Wednesday, September 23, 2020

Other Puerto Rico towns ask to join San Juan’s suit against fiscal board

By on August 10, 2017

SAN JUAN – The Puerto Rico municipalities of Juana Díaz, Cabo Rojo, Hormigueros and San Germán have asked to intervene in the lawsuit filed by the Municipality of San Juan in U.S. District Court against the Financial Oversight and Management Board to stop the Government Development Bank’s (GDB) restructuring support agreement, alleging that the bank uses the city’s revenues to pay its own debt.

The municipalities, which filed their requests for intervention in two separate documents earlier this week, argued the claims made by the capital city are similar to theirs.

“It does not require more than a cursory reading of the pleadings…to conclude that the injuries for which the Municipality of San Juan seeks redress are not exclusive to the Capital City but rather are common to all municipal governments,” one of the petitions reads.

Early this week, however, Judge Laura Taylor Swain rejected the Municipality of Mayagüez’s petition to join San Juan as a co-plaintiff in the claim against the fiscal board.

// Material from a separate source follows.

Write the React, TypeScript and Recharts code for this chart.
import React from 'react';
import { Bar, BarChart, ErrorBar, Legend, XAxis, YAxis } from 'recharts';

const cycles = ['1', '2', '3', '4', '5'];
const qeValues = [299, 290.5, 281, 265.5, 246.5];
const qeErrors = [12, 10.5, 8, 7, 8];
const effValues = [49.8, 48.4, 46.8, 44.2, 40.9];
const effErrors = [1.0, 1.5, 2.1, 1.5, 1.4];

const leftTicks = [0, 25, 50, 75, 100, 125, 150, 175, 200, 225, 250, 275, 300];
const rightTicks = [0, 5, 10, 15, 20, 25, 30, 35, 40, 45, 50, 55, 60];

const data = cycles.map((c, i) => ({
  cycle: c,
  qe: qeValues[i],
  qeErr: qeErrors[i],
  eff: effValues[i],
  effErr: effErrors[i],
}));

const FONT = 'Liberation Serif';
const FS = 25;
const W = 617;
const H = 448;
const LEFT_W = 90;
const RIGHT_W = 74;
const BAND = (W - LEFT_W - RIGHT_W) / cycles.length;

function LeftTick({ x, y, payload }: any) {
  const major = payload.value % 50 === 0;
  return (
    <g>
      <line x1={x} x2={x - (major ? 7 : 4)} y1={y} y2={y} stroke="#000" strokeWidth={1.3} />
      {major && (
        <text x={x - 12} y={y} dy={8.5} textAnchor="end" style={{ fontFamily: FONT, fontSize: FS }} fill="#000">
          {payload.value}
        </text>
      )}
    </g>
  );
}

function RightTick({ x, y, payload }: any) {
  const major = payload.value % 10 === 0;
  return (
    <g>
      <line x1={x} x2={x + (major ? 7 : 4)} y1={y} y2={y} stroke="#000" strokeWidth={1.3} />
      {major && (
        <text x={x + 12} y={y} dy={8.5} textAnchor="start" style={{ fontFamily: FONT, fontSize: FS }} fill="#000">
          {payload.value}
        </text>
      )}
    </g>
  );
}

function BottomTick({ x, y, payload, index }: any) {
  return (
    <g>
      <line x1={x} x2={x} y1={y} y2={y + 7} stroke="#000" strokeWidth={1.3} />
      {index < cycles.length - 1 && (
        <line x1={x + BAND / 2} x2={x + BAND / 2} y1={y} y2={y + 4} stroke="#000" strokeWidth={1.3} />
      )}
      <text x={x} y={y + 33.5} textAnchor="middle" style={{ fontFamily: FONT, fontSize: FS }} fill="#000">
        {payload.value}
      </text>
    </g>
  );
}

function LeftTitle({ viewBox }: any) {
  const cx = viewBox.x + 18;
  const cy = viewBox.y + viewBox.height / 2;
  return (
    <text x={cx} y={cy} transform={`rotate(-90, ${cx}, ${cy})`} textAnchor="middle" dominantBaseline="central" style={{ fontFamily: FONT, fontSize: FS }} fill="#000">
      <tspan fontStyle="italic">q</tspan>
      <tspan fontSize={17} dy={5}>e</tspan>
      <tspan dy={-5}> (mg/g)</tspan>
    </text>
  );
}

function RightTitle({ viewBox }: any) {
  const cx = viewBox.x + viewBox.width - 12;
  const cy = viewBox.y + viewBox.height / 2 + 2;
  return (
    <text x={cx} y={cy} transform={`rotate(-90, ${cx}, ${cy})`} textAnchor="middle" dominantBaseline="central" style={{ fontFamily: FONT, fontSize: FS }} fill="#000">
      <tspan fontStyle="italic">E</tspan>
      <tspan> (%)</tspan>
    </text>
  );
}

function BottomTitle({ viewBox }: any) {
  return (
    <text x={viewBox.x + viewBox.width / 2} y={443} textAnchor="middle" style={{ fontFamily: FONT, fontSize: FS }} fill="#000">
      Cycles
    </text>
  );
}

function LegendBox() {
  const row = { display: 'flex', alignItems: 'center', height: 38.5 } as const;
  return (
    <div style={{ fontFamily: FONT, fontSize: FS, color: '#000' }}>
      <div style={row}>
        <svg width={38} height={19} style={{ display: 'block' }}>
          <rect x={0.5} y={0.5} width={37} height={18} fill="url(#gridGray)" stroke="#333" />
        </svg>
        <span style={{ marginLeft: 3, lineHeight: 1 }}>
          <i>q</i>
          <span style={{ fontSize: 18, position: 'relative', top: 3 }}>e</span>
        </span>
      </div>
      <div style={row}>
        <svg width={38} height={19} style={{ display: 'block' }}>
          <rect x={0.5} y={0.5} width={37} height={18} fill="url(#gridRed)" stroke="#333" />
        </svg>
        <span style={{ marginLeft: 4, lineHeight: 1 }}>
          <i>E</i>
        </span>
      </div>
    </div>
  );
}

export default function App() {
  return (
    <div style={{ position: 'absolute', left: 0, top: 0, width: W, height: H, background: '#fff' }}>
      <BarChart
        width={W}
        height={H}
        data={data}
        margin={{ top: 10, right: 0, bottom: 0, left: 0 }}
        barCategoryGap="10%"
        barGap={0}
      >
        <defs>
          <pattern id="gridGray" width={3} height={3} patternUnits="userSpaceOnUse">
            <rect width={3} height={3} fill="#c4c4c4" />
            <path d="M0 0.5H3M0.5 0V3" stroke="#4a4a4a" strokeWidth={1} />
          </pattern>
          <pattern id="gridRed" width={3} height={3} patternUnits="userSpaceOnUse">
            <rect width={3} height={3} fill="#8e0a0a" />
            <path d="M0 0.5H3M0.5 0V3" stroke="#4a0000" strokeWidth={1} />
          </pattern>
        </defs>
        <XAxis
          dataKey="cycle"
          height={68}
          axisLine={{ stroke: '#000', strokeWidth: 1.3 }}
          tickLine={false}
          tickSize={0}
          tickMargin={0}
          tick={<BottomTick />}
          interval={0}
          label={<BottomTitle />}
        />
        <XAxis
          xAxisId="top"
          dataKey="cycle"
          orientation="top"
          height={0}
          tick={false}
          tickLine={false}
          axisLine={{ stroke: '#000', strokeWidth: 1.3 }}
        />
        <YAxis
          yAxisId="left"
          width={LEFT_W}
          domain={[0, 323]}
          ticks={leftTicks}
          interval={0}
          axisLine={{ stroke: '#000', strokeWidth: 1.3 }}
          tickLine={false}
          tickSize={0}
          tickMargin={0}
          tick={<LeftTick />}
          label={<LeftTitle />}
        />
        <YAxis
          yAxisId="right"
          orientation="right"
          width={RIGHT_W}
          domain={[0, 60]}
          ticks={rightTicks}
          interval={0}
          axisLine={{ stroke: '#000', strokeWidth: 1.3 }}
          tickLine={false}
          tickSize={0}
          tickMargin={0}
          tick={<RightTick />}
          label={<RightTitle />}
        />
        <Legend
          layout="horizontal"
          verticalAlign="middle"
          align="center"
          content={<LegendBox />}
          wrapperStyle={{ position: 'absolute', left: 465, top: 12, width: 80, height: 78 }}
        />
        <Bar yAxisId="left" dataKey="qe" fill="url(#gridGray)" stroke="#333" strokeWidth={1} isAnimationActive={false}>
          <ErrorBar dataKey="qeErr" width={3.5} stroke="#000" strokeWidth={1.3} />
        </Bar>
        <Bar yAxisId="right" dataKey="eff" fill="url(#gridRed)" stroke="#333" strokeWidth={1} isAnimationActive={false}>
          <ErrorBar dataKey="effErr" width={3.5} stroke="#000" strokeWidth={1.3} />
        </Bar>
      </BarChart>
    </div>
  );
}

The municipal government of San Juan sued in late July, days after Caguas sued the GDB and Fiscal Agency and Financial Advisory Authority (FAFAA) to stop the transaction.

San Juan sues fiscal board over Gov’t Development Bank deal

The action filed by San Juan, whose lawyers are former Rep. Charlie Hernández and the law firm Mariani Franco, seeks for the court to declare that the GDB’s RSA is invalid because it is in violation of the Promesa law because it fails to provide a separate voting pool for municipal depositors with setoff rights. It further alleges that the deal is a debt “settlement” using funds held in trust that are property of San Juan and not subject to restructuring under Title VI of Promesa. The deal, among other monies, uses excess Additional Special Contribution to guarantee payment to creditors.

It also mentions that it violates the federal law’s transparency requirements.

The suit, moreover, seeks a ruling stating that Promesa preempts local laws and executive orders that authorize the government to stop withdrawals of municipal deposits from the GDB. Furthermore, the action calls for a permanent injunction to stop the bank, FAFAA and the fiscal board from reaching any restructuring agreement that confiscates San Juan’s “trust funds” and that fails to provide for a separate voting pool of municipal depositors.

The municipality added that the structure of the RSA is illegal and that Promesa provides that a court may approve it provided only that it is not “manifestly inconsistent” with Title VI of the federal law. The latter provides a consensual restructuring mechanism, through which the board certifies a deal between a government entity and its creditors that is later validated by the court.

The transaction—first announced in May and approved by the board on July 14—contemplates that municipalities, credit unions and holders of the bank’s debt agree to exchange their claims for three types of new bonds. These would be issued by a new public entity and would be paid mostly through the GDB’s municipal loan portfolio. The deal provides for haircuts that range from 25 percent to 45 percent, depending on the tranche that each creditor selects.